Restart the K3s agent:
sudo systemctl restart k3s-agent
This allows your cluster to securely pull images for AI workloads.
🧱 Step 4: Define the NVIDIA RuntimeClass
Create a Kubernetes RuntimeClass so that GPU workloads can request the NVIDIA runtime.
apiVersion: node.k8s.io/v1
kind: RuntimeClass
metadata:
name: nvidia
handler: nvidia
Apply it:
kubectl apply -f runtimeclass.yaml
🧪 Step 5: Deploy and Validate a GPU Test Pod
To verify that the GPUs are available, deploy a test pod running nvidia-smi inside a container.
apiVersion: v1
kind: Pod
metadata:
name: gpu-test
spec:
runtimeClassName: nvidia
restartPolicy: Never
containers:
- name: cuda-container
image: registry.example.com/infra/gpu-test:latest
imagePullPolicy: IfNotPresent
resources:
limits:
nvidia.com/gpu: 1
Apply and monitor:
kubectl apply -f gpu-test.yaml
kubectl logs -f gpu-test
You should see output similar to:
+-----------------------------------------------------------------------------+
| NVIDIA-SMI 580.95.05 Driver Version: 580.95.05 CUDA Version: 13.0 |
| GPU Name: NVIDIA GeForce RTX 5070 Ti |
+-----------------------------------------------------------------------------+
🧮 Step 6: Validate Across Multiple GPU Nodes
If your cluster has multiple GPU nodes, deploy one test pod per node:
kubectl apply -f gpu-test-t.yaml
kubectl apply -f gpu-test-s.yaml
Check results:
kubectl get pods -o wide
kubectl logs gpu-test-t
kubectl logs gpu-test-s
Each node should report its respective GPU and CUDA details.
🖼️ Figure Placeholder
Figure: GPU-enabled K3s architecture showing master, GPU worker nodes, and NVIDIA runtime integration.
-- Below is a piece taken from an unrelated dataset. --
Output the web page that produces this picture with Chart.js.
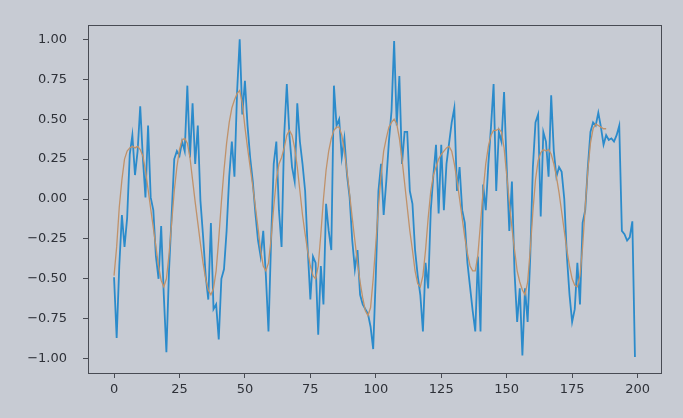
<!DOCTYPE html>
<html>
<head>
<meta charset="utf-8">
<script src="https://cdn.jsdelivr.net/npm/chart.js@4/dist/chart.umd.min.js"></script>
<style>
  html, body { margin: 0; padding: 0; background: #c7cbd3; }
  #wrap { width: 683px; height: 418px; position: relative; }
</style>
</head>
<body>
<div id="wrap"><canvas id="chart" width="683" height="418"></canvas></div>
<script>
// measured signal (blue), one value per step 0..199
const actual = [
  -0.49, -0.87, -0.42, -0.10, -0.30, -0.12, 0.28, 0.40, 0.15, 0.30,
  0.58, 0.26, 0.01, 0.46, 0.01, -0.07, -0.36, -0.50, -0.17, -0.60,
  -0.96, -0.45, -0.10, 0.25, 0.30, 0.27, 0.36, 0.30, 0.71, 0.26,
  0.60, 0.22, 0.46, -0.01, -0.23, -0.48, -0.63, -0.15, -0.69, -0.66,
  -0.88, -0.50, -0.44, -0.20, 0.14, 0.36, 0.14, 0.67, 1.00, 0.53,
  0.74, 0.46, 0.26, 0.11, -0.09, -0.26, -0.36, -0.20, -0.48, -0.83,
  -0.26, 0.22, 0.36, -0.07, -0.30, 0.40, 0.72, 0.40, 0.20, 0.11,
  0.60, 0.36, 0.22, 0.05, -0.32, -0.63, -0.36, -0.40, -0.85, -0.42,
  -0.66, -0.03, -0.20, -0.32, 0.71, 0.46, 0.50, 0.26, 0.38, 0.15,
  0.01, -0.26, -0.44, -0.32, -0.60, -0.66, -0.69, -0.72, -0.80, -0.94,
  -0.48, 0.05, 0.22, -0.10, 0.11, 0.36, 0.55, 0.99, 0.46, 0.77,
  0.22, 0.42, 0.42, 0.05, -0.03, -0.32, -0.48, -0.60, -0.83, -0.40,
  -0.56, -0.07, 0.15, 0.34, -0.09, 0.34, -0.07, 0.22, 0.35, 0.48,
  0.57, 0.05, 0.20, -0.07, -0.15, -0.40, -0.55, -0.70, -0.83, -0.36,
  -0.83, 0.09, -0.07, 0.22, 0.45, 0.72, 0.05, 0.42, 0.36, 0.67,
  0.20, -0.20, 0.11, -0.46, -0.77, -0.56, -0.98, -0.56, -0.77, -0.36,
  0.20, 0.48, 0.53, -0.11, 0.42, 0.36, 0.14, 0.65, 0.30, 0.14,
  0.20, 0.17, 0.00, -0.36, -0.60, -0.77, -0.69, -0.40, -0.66, -0.15,
  -0.07, 0.20, 0.42, 0.48, 0.46, 0.54, 0.45, 0.34, 0.40, 0.37,
  0.38, 0.36, 0.40, 0.46, -0.20, -0.22, -0.26, -0.24, -0.14, -0.99
];

// smoothed / predicted curve (orange), steps 0..188
const predicted = [
  -0.48, -0.30, -0.05, 0.12, 0.25, 0.30, 0.32, 0.33, 0.32, 0.33,
  0.31, 0.27, 0.18, 0.06, -0.06, -0.18, -0.30, -0.42, -0.51, -0.55,
  -0.50, -0.35, -0.15, 0.05, 0.20, 0.31, 0.37, 0.38, 0.35, 0.26,
  0.12, -0.02, -0.15, -0.28, -0.40, -0.50, -0.57, -0.60, -0.56, -0.45,
  -0.25, -0.02, 0.18, 0.35, 0.48, 0.57, 0.62, 0.66, 0.68, 0.60,
  0.45, 0.32, 0.20, 0.08, -0.05, -0.18, -0.32, -0.42, -0.45, -0.40,
  -0.25, -0.05, 0.12, 0.22, 0.26, 0.32, 0.40, 0.43, 0.40, 0.32,
  0.20, 0.05, -0.10, -0.22, -0.33, -0.42, -0.48, -0.50, -0.42, -0.22,
  0.00, 0.18, 0.30, 0.38, 0.43, 0.45, 0.45, 0.40, 0.30, 0.17,
  0.03, -0.12, -0.26, -0.40, -0.52, -0.62, -0.70, -0.73, -0.68, -0.50,
  -0.28, -0.05, 0.15, 0.30, 0.38, 0.45, 0.48, 0.50, 0.47, 0.38,
  0.25, 0.10, -0.05, -0.20, -0.32, -0.45, -0.53, -0.55, -0.48, -0.32,
  -0.12, 0.05, 0.15, 0.20, 0.25, 0.28, 0.30, 0.32, 0.33, 0.30,
  0.22, 0.12, 0.00, -0.12, -0.24, -0.34, -0.42, -0.45, -0.45, -0.35,
  -0.15, 0.05, 0.22, 0.33, 0.40, 0.43, 0.43, 0.44, 0.42, 0.32,
  0.15, -0.02, -0.18, -0.32, -0.45, -0.52, -0.57, -0.60, -0.52, -0.32,
  -0.08, 0.12, 0.24, 0.29, 0.31, 0.30, 0.31, 0.28, 0.22, 0.14,
  0.04, -0.08, -0.20, -0.32, -0.42, -0.50, -0.54, -0.55, -0.48, -0.30,
  -0.05, 0.18, 0.35, 0.44, 0.47, 0.46, 0.45, 0.44, 0.44
];

const xTicks = [0, 25, 50, 75, 100, 125, 150, 175, 200];
const yTicks = [-1.0, -0.75, -0.5, -0.25, 0.0, 0.25, 0.5, 0.75, 1.0];

const axisColor = "#484b53";
const textColor = "#2e3138";

function toPoints(values) {
  return values.map((v, i) => ({ x: i, y: v }));
}

// matplotlib-style box round the plot area
const frame = {
  id: "frame",
  afterDatasetsDraw(chart) {
    const { ctx, chartArea: a } = chart;
    ctx.save();
    ctx.strokeStyle = axisColor;
    ctx.lineWidth = 1;
    ctx.strokeRect(a.left + 0.5, a.top + 0.5, a.right - a.left, a.bottom - a.top);
    ctx.restore();
  }
};

new Chart(document.getElementById("chart"), {
  type: "line",
  data: {
    datasets: [
      {
        label: "predicted",
        data: toPoints(predicted),
        borderColor: "#c0926a",
        borderWidth: 1.3,
        pointRadius: 0,
        tension: 0,
        order: 0
      },
      {
        label: "actual",
        data: toPoints(actual),
        borderColor: "#2b8bcb",
        borderWidth: 1.8,
        pointRadius: 0,
        tension: 0,
        order: 1
      }
    ]
  },
  options: {
    responsive: false,
    animation: false,
    layout: { padding: { top: 25, right: 22, left: 0, bottom: 0 } },
    plugins: { legend: { display: false }, tooltip: { enabled: false } },
    scales: {
      x: {
        type: "linear",
        min: -9.95,
        max: 208.95,
        afterBuildTicks: s => { s.ticks = xTicks.map(v => ({ value: v })); },
        afterFit: s => { s.height = 45; },
        border: { display: true, color: axisColor },
        grid: { drawOnChartArea: false, drawTicks: true, tickLength: 5, color: axisColor },
        ticks: {
          color: textColor,
          font: { family: "'DejaVu Sans', sans-serif", size: 13 },
          padding: 4,
          maxRotation: 0,
          callback: v => String(v)
        }
      },
      y: {
        type: "linear",
        min: -1.09,
        max: 1.09,
        afterBuildTicks: s => { s.ticks = yTicks.map(v => ({ value: v })); },
        afterFit: s => { s.width = 88; },
        border: { display: true, color: axisColor },
        grid: { drawOnChartArea: false, drawTicks: true, tickLength: 5, color: axisColor },
        ticks: {
          color: textColor,
          font: { family: "'DejaVu Sans', sans-serif", size: 13 },
          padding: 16,
          callback: v => (v < 0 ? "\u2212" : "") + Math.abs(v).toFixed(2)
        }
      }
    }
  },
  plugins: [frame]
});
</script>
</body>
</html>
(Insert your diagram here in WordPress media library.)
🚀 Business Value: Why GPU-Enabled Kubernetes Matters
A GPU-enabled Kubernetes environment allows organizations to:
- Accelerate AI model training with scalable GPU scheduling.
- Optimize resource usage by running GPU workloads only where needed.
- Enable hybrid deployment — from cloud to on-premise.
- Reduce operational overhead with containerized GPU drivers and automated rollout.
For businesses developing AI-driven products, this approach offers a balance of performance, security, and scalability — without requiring heavyweight enterprise clusters.
✅ Final Validation Summary
| Component | Status |
|---|---|
| NVIDIA drivers on hosts | ✅ Installed |
| NVIDIA container runtime | ✅ Configured |
| Device plugin DaemonSet | ✅ Running |
| Private registry access | ✅ Authenticated |
| RuntimeClass “nvidia” | ✅ Active |
| GPU workloads execution | ✅ Successful |
| Multi-node GPU validation | ✅ Confirmed |
🧭 Conclusion
By enabling GPU workloads inside a lightweight K3s cluster, you gain a high-performance foundation for AI inference, machine learning training, and data-intensive computing.
The NVIDIA container runtime, containerd integration, and private registry authentication ensure a secure and maintainable environment ready for enterprise-grade GPU orchestration.
Whether you’re building scalable AI pipelines or running inference workloads at the edge, this setup is a solid, production-ready foundation for your next generation of intelligent applications.